> _YOUR GOAL_
Reproduce, character for character, the lines below from the first through the one with "(p0) -- (p1) -- (p2);". Leave pictures out.

> _DATASET CONTENT_
[BEGIN]

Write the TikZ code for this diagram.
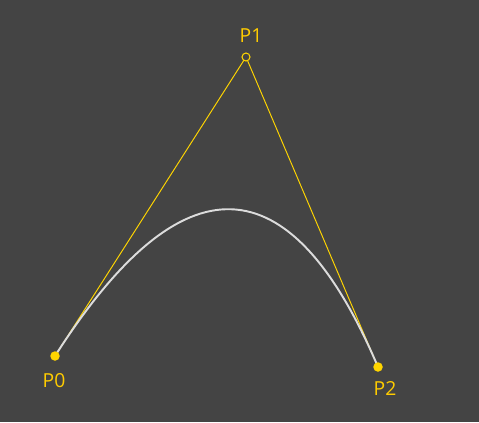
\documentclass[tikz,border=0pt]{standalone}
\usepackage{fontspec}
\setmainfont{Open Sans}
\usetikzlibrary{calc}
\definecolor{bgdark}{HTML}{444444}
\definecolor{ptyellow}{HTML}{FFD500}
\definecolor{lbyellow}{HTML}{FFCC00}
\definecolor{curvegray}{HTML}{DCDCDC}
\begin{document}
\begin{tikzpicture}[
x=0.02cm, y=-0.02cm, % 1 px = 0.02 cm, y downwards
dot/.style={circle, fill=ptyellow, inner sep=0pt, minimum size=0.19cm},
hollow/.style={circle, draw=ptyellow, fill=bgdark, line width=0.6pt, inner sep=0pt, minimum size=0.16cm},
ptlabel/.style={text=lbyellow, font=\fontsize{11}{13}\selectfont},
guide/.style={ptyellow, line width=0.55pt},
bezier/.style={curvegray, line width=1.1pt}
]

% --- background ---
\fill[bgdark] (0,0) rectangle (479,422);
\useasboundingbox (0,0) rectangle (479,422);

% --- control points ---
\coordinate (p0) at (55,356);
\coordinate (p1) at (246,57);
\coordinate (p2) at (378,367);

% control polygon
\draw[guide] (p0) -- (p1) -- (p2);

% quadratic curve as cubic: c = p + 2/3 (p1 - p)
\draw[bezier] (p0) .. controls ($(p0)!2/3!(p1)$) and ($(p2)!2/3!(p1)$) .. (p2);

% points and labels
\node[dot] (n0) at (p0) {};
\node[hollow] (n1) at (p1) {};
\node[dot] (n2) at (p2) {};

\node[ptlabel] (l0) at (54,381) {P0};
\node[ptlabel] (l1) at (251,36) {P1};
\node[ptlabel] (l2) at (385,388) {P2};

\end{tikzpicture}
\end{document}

[END]

> _RESULT OF THIS EXERCISE_
Write the TikZ code for this diagram.
\documentclass[tikz,border=0pt]{standalone}
\usepackage{fontspec}
\setmainfont{Open Sans}
\usetikzlibrary{calc}
\definecolor{bgdark}{HTML}{444444}
\definecolor{ptyellow}{HTML}{FFD500}
\definecolor{lbyellow}{HTML}{FFCC00}
\definecolor{curvegray}{HTML}{DCDCDC}
\begin{document}
\begin{tikzpicture}[
x=0.02cm, y=-0.02cm, % 1 px = 0.02 cm, y downwards
dot/.style={circle, fill=ptyellow, inner sep=0pt, minimum size=0.19cm},
hollow/.style={circle, draw=ptyellow, fill=bgdark, line width=0.6pt, inner sep=0pt, minimum size=0.16cm},
ptlabel/.style={text=lbyellow, font=\fontsize{11}{13}\selectfont},
guide/.style={ptyellow, line width=0.55pt},
bezier/.style={curvegray, line width=1.1pt}
]

% --- background ---
\fill[bgdark] (0,0) rectangle (479,422);
\useasboundingbox (0,0) rectangle (479,422);

% --- control points ---
\coordinate (p0) at (55,356);
\coordinate (p1) at (246,57);
\coordinate (p2) at (378,367);

% control polygon
\draw[guide] (p0) -- (p1) -- (p2);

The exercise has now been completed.